Unsurprisingly makes things a whole lot faster.
- Pool id -> string always works with a frozen pool, but in some cases
we'll need to go the other way, allow caller to specify whether
string -> id lookups should be possible on frozen pool.
- On glibc, realloc() to smaller size doesn't move the data but on
other platforms (including valgrind) it can and does move, which
would require a full rehash. For now, just leave all the data
alone unless we're also freeing the hash, the memory savings
isn't much for a global pool (which is where this matters)
- String pool offset resize was off by one, oops
- String pool data-area resize requires rehashing all the strings,
as the key pointers change. Ouch. Should be avoidable by extending
rpmhash to allow passing the pool itself around in comparisons as "self"
and using offsets as keys, but for now working counts more than speed.
- The unfreeze-sizehint calculation could be negative.

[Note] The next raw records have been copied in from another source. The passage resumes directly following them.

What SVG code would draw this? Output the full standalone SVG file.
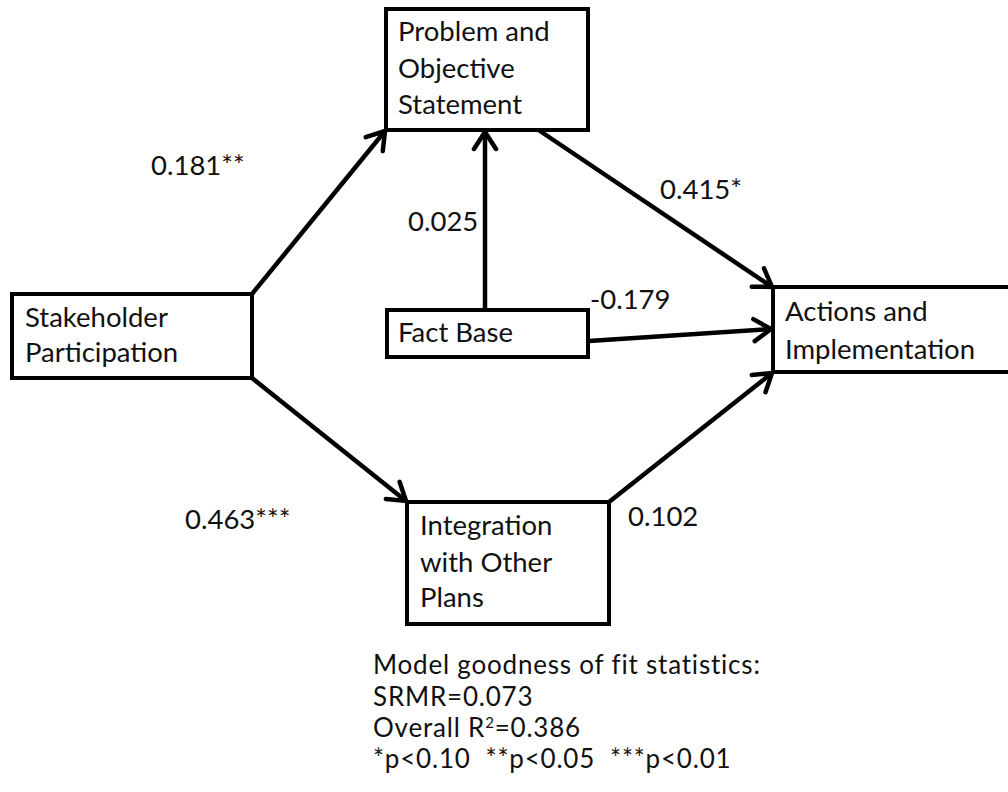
<svg xmlns="http://www.w3.org/2000/svg" width="1008" height="792" viewBox="0 0 1008 792">
<style>
.box{fill:#fff;stroke:#000;stroke-width:4}
.t{font-family:Lato,"Liberation Sans",sans-serif;font-size:27.5px;fill:#111}
.s{font-size:26px;letter-spacing:0.8px}
.c{stroke:#000;stroke-width:4.5;fill:none;stroke-linecap:round}
</style>
<defs>
<marker id="ah" markerUnits="userSpaceOnUse" markerWidth="40" markerHeight="40" viewBox="-20 -20 40 40" refX="0" refY="0" orient="auto">
<path d="M-17,-11 L0,0 L-17,11" fill="none" stroke="#000" stroke-width="4.5" stroke-linecap="round" stroke-linejoin="miter"/>
</marker>
</defs>
<rect width="1008" height="792" fill="#fff"/>
<g id="connectors">
<line class="c" x1="252" y1="294" x2="385" y2="131" marker-end="url(#ah)"/>
<line class="c" x1="252" y1="378" x2="406" y2="501" marker-end="url(#ah)"/>
<line class="c" x1="485" y1="309" x2="485" y2="132" marker-end="url(#ah)"/>
<line class="c" x1="540" y1="131" x2="772" y2="287" marker-end="url(#ah)"/>
<line class="c" x1="589" y1="341" x2="771" y2="329" marker-end="url(#ah)"/>
<line class="c" x1="609" y1="502" x2="772" y2="373" marker-end="url(#ah)"/>
</g>
<g id="problem">
<rect class="box" x="386" y="9" width="202" height="121"/>
<text class="t" x="398" y="41">Problem and</text>
<text class="t" x="398" y="78">Objective</text>
<text class="t" x="398" y="114">Statement</text>
</g>
<g id="stakeholder">
<rect class="box" x="12" y="294" width="240" height="84"/>
<text class="t" x="25" y="327">Stakeholder</text>
<text class="t" x="25" y="362">Participation</text>
</g>
<g id="factbase">
<rect class="box" x="387" y="310" width="201" height="47"/>
<text class="t" x="398" y="342">Fact Base</text>
</g>
<g id="actions">
<rect class="box" x="773" y="287" width="240" height="85"/>
<text class="t" x="785" y="321">Actions and</text>
<text class="t" x="785" y="359">Implementation</text>
</g>
<g id="integration">
<rect class="box" x="407" y="502" width="202" height="122"/>
<text class="t" x="420" y="535">Integration</text>
<text class="t" x="420" y="572">with Other</text>
<text class="t" x="420" y="607">Plans</text>
</g>
<g id="labels">
<text class="t" x="151" y="175">0.181**</text>
<text class="t" x="408" y="231">0.025</text>
<text class="t" x="660" y="199">0.415*</text>
<text class="t" x="590" y="309">-0.179</text>
<text class="t" x="185" y="529">0.463***</text>
<text class="t" x="628" y="526">0.102</text>
</g>
<g id="stats">
<text class="t s" x="373" y="674">Model goodness of fit statistics:</text>
<text class="t s" x="373" y="706">SRMR=0.073</text>
<text class="t s" x="373" y="737">Overall R<tspan font-size="15" dy="-9">2</tspan><tspan dy="9">=0.386</tspan></text>
<text class="t s" x="373" y="768" style="white-space:pre">*p&lt;0.10  **p&lt;0.05  ***p&lt;0.01</text>
</g>
</svg>
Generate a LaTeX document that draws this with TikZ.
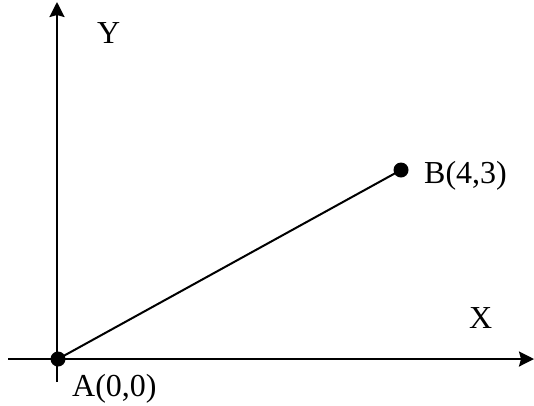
\documentclass[tikz,border=0pt]{standalone}
\usepackage{fontspec}
\setmainfont{Liberation Serif}
\usetikzlibrary{arrows.meta}
\begin{document}
\begin{tikzpicture}[x=1pt,y=-1pt,
  axis/.style={line width=2.3pt,-{Stealth[length=15pt,width=15pt,inset=2pt]}},
  seg/.style={line width=2pt},
  pt/.style={circle,fill=black,inner sep=0pt,minimum size=15pt},
  lbl/.style={font=\fontsize{32}{35}\selectfont,inner sep=0pt,anchor=base west}]
\useasboundingbox (0,0) rectangle (534,405);
\coordinate (xs) at (8,359);
\coordinate (xe) at (534,359);
\coordinate (ys) at (57,382);
\coordinate (ye) at (57,2);
\draw[axis] (xs) -- (xe);
\draw[axis] (ys) -- (ye);
\node[pt] (A) at (58,359) {};
\node[pt] (B) at (401,170) {};
\draw[seg] (A.center) -- (B.center);
\node[lbl] (la) at (72,396) {A(0,0)};
\node[lbl] (lb) at (424,183) {B(4,3)};
\node[lbl] (ly) at (97,43) {Y};
\node[lbl] (lx) at (469,328) {X};
\end{tikzpicture}
\end{document}
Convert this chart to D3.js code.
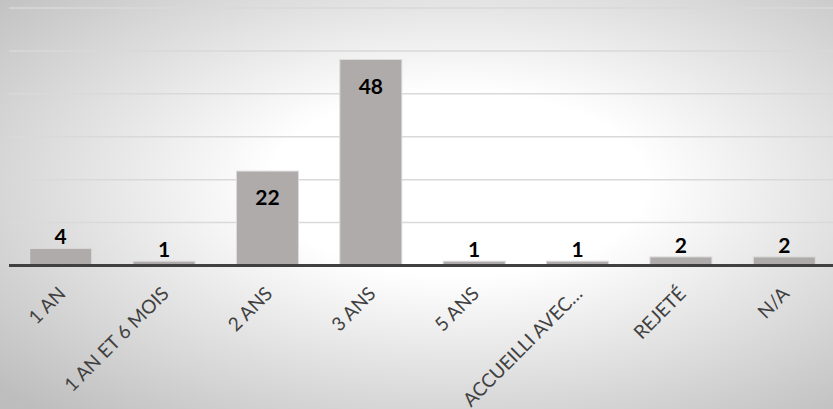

Turn the initial
size into constant and use that as a minimum, otherwise rehashing
uses (more or less arbitrary) heuristics to come up with some number.
Lots of fine-tuning ahead...
- The pool stores "arbitrary" number of strings in a space-efficient
manner, with near constant (hashed) string -> id lookup/store and
constant time id -> string and id -> string length lookups.
- Credits for the idea go to the Suse developers working on libsolv,
the basic concept is directly lifted from there but details
differ due to using rpm's own hash table implementation etc.
Another minor difference is using size_t for offsets to permit over
4GB total data size on 64bit systems, the total number of id's in
the pool is limited to uint32 max however (like in libsolv).
- Any (re)implementation bugs by yours truly, this is almost certainly
going to need further tuning and tweaking, API and otherwise.